On the back of that, I joined American Express first in France and then in the UK, and after that in the US where I was working on fraud prevention software, everything to do with lending, with consumers and SMEs. Finally, the last part to move away from decision science into how…joined General Electric, GE Capital, where I worked on the development of their lending business outside of the US so in emerging markets mostly and the integration of businesses we were acquiring into the GE Capital stable.
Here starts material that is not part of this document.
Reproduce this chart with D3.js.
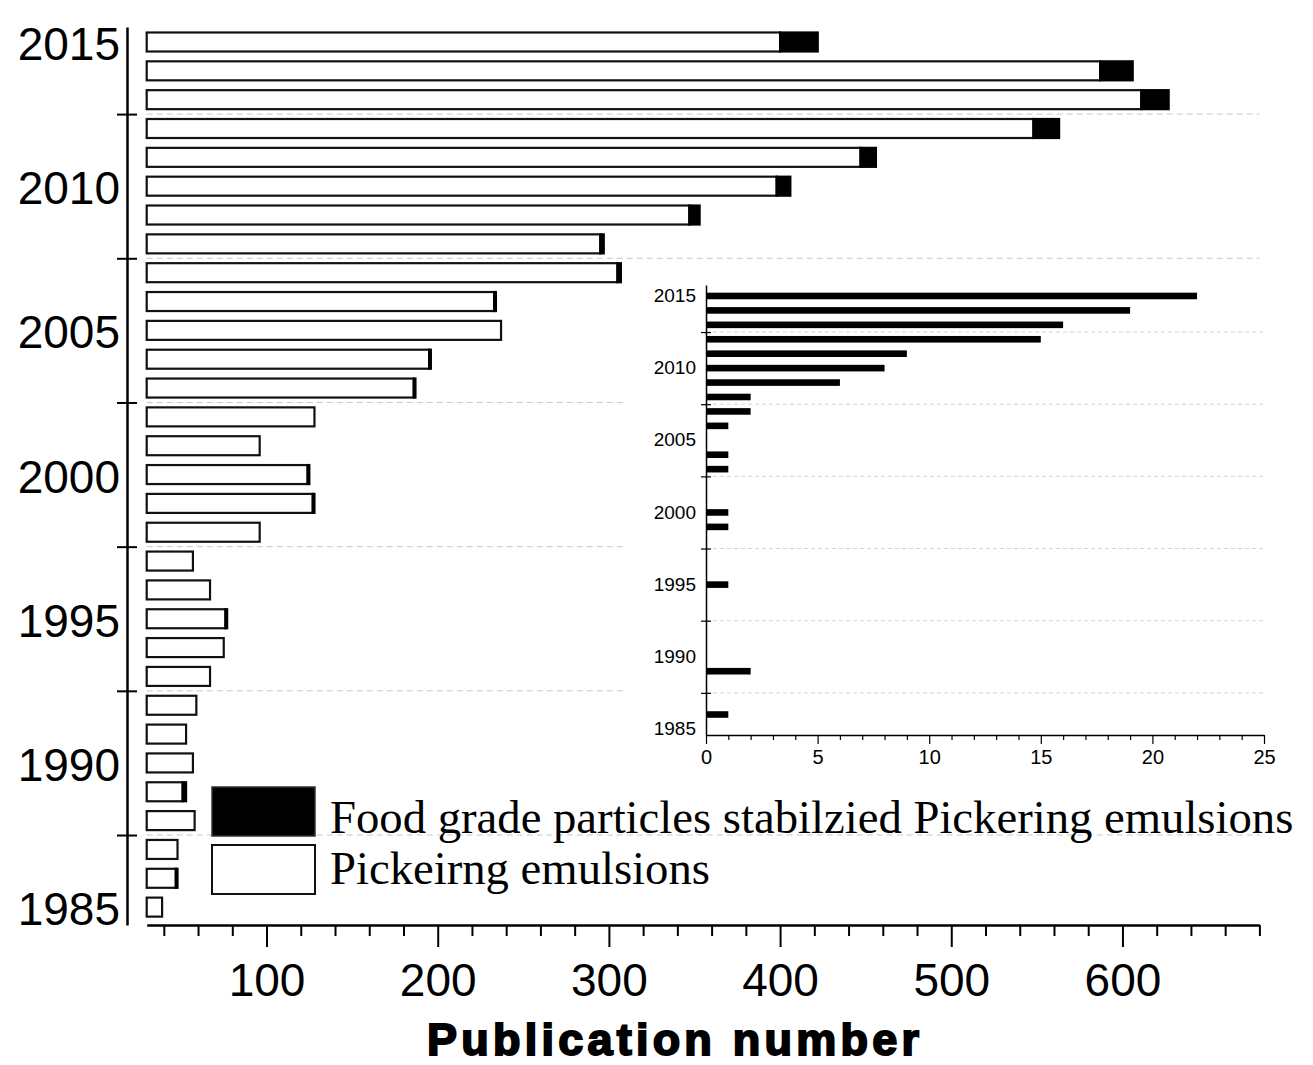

That was the (inaudible) part of my career, I came back to the UK and did a last stance with Barclays where I was heading the consumer lending business here and this is where probably the final encounter that has become Oakam started and I decided to jump from large corporates to go for a startup so I created the first startup Euristix which was a big data consultancy and on the back of it I created Oakam so this is my second startup.
Peter: Okay, so what led then to the creation of Oakam? What was the thing that you saw that really was a catalyst for starting the company?
Frederic: The main one was probably…I had worked in my career on how to improve, you know, decisioning in risk so credit decisions. When I worked at GE outside mature markets in places like Brazil and other places, I encountered consumers that were completely off the grid so I encountered consumers that were difficult to KYC to prove their identity or their address, who most of the time didn’t have payslips and all the time didn’t have a credit history.
So it was an interesting thing coming from a model which was building data by FICO score and Experian credit bureaus, a little bit of a circle model where you have to be in the model to able to progress in the model, to go to a place where you didn’t have a starting point. If you have no credit history, how can you have a score and vice versa.
So I returned to the UK and realized the way (inaudible) was coming and the issue this created for the banks, I thought it was an interesting opportunity to attack…that gave me also the link back to home. I’m originally from Central Africa, in Congo, and I always wanted to find some part of the financial services where I could find a link back to home so being able to open a business in Sub-Saharan Africa and being able to have an impact in areas where the percentage of unbanked and underbanked was significant.
Peter: Okay, so then maybe you could step back and tell us about Oakam. What exactly you offer, what are the products you offer and where you operate?
Frederic: Sure, for most people listening to the show we are from a product perspective, a very typical microlender so we lend to the bottom of the pyramid. So in the UK, we lend to mostly the bottom two deciles of income, but we go as far as the fourth decile and to migrants so people who haven’t got any credit history. Most customers want small loans, that’s the definition of the microlending spectrum, so we generally offer loans that will start at $150 and we can go all the way to $7,500 for terms that will be mostly six months going all the way to three years.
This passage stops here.